In this section, we will set up consonance suites for this data and for regression models.

Data consonance

Vectors

We saw in the overview how to check that data vectors are numeric.

suite_numeric_vec <-
  consonance_suite() +
  consonance_assert("numeric vector", assert_numeric, any.missing=FALSE)
# perform the assessment on dataset A
datasets$A$x %>% validate(suite_numeric_vec)
datasets$A$y %>% validate(suite_numeric_vec)

Data frames & data tables

When data consists of a data frame, data table, or list, test can be carried out on individual columns / components. This behavior can be triggered via argument .var.

suite_numeric_df <-
  consonance_assert("numeric x", assert_numeric, any.missing=FALSE, .var="x") +
  consonance_assert("numeric y", assert_numeric, any.missing=FALSE, .var="y")

The argument any.missing in each assertion is understood to be passed to the assertion function, assert_numeric. Argument .var begins with a . in order to avoid name-clashing with arguments that may be relevant to the assertion function. It instructs package consonance to carry out the assertion on the designated component.

Applying this suite on one of the anscombe datasets should execute quietly.

datasets$A %>% validate(suite_numeric_df)

To observe a failed test, we can apply the suite on a corrupted data frame.

temp_df <- datasets$A
temp_df$x[2] <- NA
temp_df %>% validate(suite_numeric_df)

The error messages indicate the corrupt data was detected, as intended.

Lists and other objects

The approach described above to test columns in data frames also applies to components in arbitrary objects or lists.

# a list object with miscellaneous components, including $x and $y
temp_list_A <- list(x=c(1, 2, 3), y=c(1, 2), comment="x and y numeric")
# testing temp_list_A should execute quietly
temp_list_A %>% validate(suite_numeric_df)
# another list object with a y component that is not numeric
temp_list_B <- list(x=c(1, 2), y=factor(c(1, 2)), comment="y is not numeric")
# testing temp_list_B should generate messages
temp_list_B %>% validate(suite_numeric_df)

Although temp_list_A and temp_list_B are not data frames, the suite of tests suite_numeric_df applies the criteria to components x and y just as before. But it is important to disclose that the .var argument in the test constructors only work one-level deep. It is not possible to specify deep lookups via the constructor, i.e. it is not possible to request that a test extract component x from an object, then extract a sub-component x2, and check properties of the sub-component. To implement such logic, it is necessary to define a custom assertion.

Custom assertions

We have seen that consonance assertions can be defined using assert_numeric and assert_named from the checkmate package. Indeed, checkmate provides dozens of functions that cover many often-used criteria, and all of them can be incorporated into a consonance suite. Nonetheless, there may arise situations where a ready-made assertion function is not available. In those scenarios it is possible to define a custom function.

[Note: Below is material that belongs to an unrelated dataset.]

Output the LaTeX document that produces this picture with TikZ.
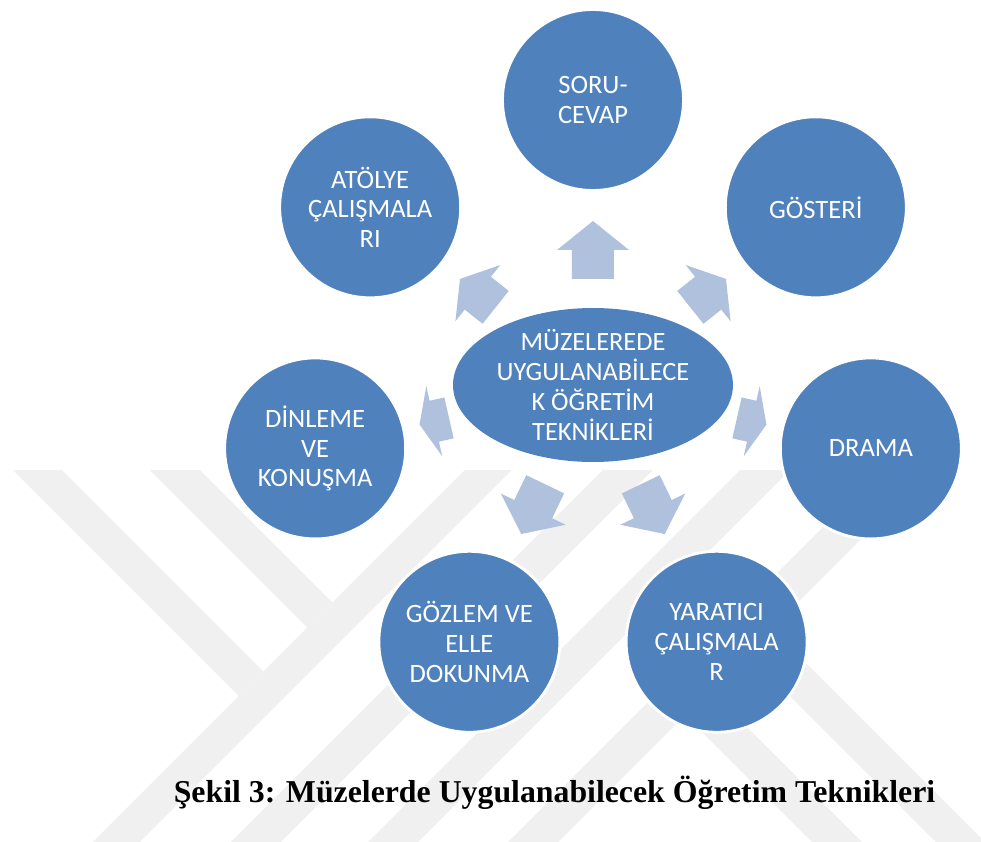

As an example, let's suppose we want to require that a vector has at least three distinct values.

assert_n_unique <- function(x, n) {
  stopifnot(length(unique(x)) >= n)
  x
}

Then, we can incorporate this function into a test suite using n=3.

suite_3_unique <-
  consonance_suite() +
  consonance_assert("at least 3 distinct x", assert_n_unique, n=3, .var="x")

Next, we can apply this suite on the anscombe datasets.

datasets$A %>% validate(suite_3_unique)
datasets$D %>% validate(suite_3_unique)

Dataset A passes the assessment, but dataset D does not (refer to the dataset visualizations above). This is not a purely conceptual exercise: if a step in the analysis relies on smooth.spline to fit a model, the x-coordinates will need to have at least three unique positions for spline nodes. This procedure detects that smoothing splines will not be feasible for dataset D.

Another type of custom function is described in the separate vignette on consonance testing for models.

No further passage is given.